Given material:
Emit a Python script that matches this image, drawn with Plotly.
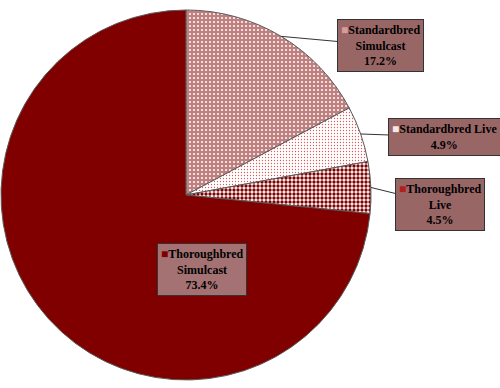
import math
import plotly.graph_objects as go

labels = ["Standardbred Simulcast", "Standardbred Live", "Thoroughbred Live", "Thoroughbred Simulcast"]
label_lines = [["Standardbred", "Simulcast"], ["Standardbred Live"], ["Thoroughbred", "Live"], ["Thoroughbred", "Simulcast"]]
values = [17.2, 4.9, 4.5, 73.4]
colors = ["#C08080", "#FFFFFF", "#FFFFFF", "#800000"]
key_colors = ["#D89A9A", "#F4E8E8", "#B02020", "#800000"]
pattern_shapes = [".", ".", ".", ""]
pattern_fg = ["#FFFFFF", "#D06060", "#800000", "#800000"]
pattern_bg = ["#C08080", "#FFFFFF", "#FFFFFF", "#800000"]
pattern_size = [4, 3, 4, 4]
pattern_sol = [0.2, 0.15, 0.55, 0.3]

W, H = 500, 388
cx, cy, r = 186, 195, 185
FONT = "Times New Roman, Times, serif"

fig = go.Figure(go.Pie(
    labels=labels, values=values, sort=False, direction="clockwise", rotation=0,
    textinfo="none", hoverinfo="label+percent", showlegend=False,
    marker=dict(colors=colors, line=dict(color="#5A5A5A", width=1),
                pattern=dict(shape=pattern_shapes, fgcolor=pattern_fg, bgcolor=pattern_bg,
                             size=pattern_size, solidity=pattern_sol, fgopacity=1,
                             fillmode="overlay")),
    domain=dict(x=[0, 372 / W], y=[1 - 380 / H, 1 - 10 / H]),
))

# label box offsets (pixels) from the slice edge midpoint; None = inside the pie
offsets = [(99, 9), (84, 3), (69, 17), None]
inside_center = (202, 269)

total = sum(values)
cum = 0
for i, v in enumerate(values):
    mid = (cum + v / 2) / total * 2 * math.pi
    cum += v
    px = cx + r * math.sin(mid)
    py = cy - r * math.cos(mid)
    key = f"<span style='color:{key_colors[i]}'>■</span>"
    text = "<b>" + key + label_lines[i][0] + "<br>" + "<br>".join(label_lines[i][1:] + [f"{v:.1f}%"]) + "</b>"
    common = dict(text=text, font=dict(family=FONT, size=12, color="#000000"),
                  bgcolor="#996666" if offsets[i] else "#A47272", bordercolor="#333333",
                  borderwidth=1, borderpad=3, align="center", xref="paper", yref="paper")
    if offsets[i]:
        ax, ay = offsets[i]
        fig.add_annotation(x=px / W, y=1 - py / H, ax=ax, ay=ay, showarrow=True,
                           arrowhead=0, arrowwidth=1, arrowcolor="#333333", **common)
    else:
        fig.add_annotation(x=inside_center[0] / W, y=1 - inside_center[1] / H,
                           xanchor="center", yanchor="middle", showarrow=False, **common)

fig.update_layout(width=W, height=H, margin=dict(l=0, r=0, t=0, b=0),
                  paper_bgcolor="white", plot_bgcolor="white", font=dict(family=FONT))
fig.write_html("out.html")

Given problem: Copy each line exactly, and leave the pictures out of your copy.

Task solution:
Emit a Python script that matches this image, drawn with Plotly.
import math
import plotly.graph_objects as go

labels = ["Standardbred Simulcast", "Standardbred Live", "Thoroughbred Live", "Thoroughbred Simulcast"]
label_lines = [["Standardbred", "Simulcast"], ["Standardbred Live"], ["Thoroughbred", "Live"], ["Thoroughbred", "Simulcast"]]
values = [17.2, 4.9, 4.5, 73.4]
colors = ["#C08080", "#FFFFFF", "#FFFFFF", "#800000"]
key_colors = ["#D89A9A", "#F4E8E8", "#B02020", "#800000"]
pattern_shapes = [".", ".", ".", ""]
pattern_fg = ["#FFFFFF", "#D06060", "#800000", "#800000"]
pattern_bg = ["#C08080", "#FFFFFF", "#FFFFFF", "#800000"]
pattern_size = [4, 3, 4, 4]
pattern_sol = [0.2, 0.15, 0.55, 0.3]

W, H = 500, 388
cx, cy, r = 186, 195, 185
FONT = "Times New Roman, Times, serif"

fig = go.Figure(go.Pie(
    labels=labels, values=values, sort=False, direction="clockwise", rotation=0,
    textinfo="none", hoverinfo="label+percent", showlegend=False,
    marker=dict(colors=colors, line=dict(color="#5A5A5A", width=1),
                pattern=dict(shape=pattern_shapes, fgcolor=pattern_fg, bgcolor=pattern_bg,
                             size=pattern_size, solidity=pattern_sol, fgopacity=1,
                             fillmode="overlay")),
    domain=dict(x=[0, 372 / W], y=[1 - 380 / H, 1 - 10 / H]),
))

# label box offsets (pixels) from the slice edge midpoint; None = inside the pie
offsets = [(99, 9), (84, 3), (69, 17), None]
inside_center = (202, 269)

total = sum(values)
cum = 0
for i, v in enumerate(values):
    mid = (cum + v / 2) / total * 2 * math.pi
    cum += v
    px = cx + r * math.sin(mid)
    py = cy - r * math.cos(mid)
    key = f"<span style='color:{key_colors[i]}'>■</span>"
    text = "<b>" + key + label_lines[i][0] + "<br>" + "<br>".join(label_lines[i][1:] + [f"{v:.1f}%"]) + "</b>"
    common = dict(text=text, font=dict(family=FONT, size=12, color="#000000"),
                  bgcolor="#996666" if offsets[i] else "#A47272", bordercolor="#333333",
                  borderwidth=1, borderpad=3, align="center", xref="paper", yref="paper")
    if offsets[i]:
        ax, ay = offsets[i]
        fig.add_annotation(x=px / W, y=1 - py / H, ax=ax, ay=ay, showarrow=True,
                           arrowhead=0, arrowwidth=1, arrowcolor="#333333", **common)
    else:
        fig.add_annotation(x=inside_center[0] / W, y=1 - inside_center[1] / H,
                           xanchor="center", yanchor="middle", showarrow=False, **common)

fig.update_layout(width=W, height=H, margin=dict(l=0, r=0, t=0, b=0),
                  paper_bgcolor="white", plot_bgcolor="white", font=dict(family=FONT))
fig.write_html("out.html")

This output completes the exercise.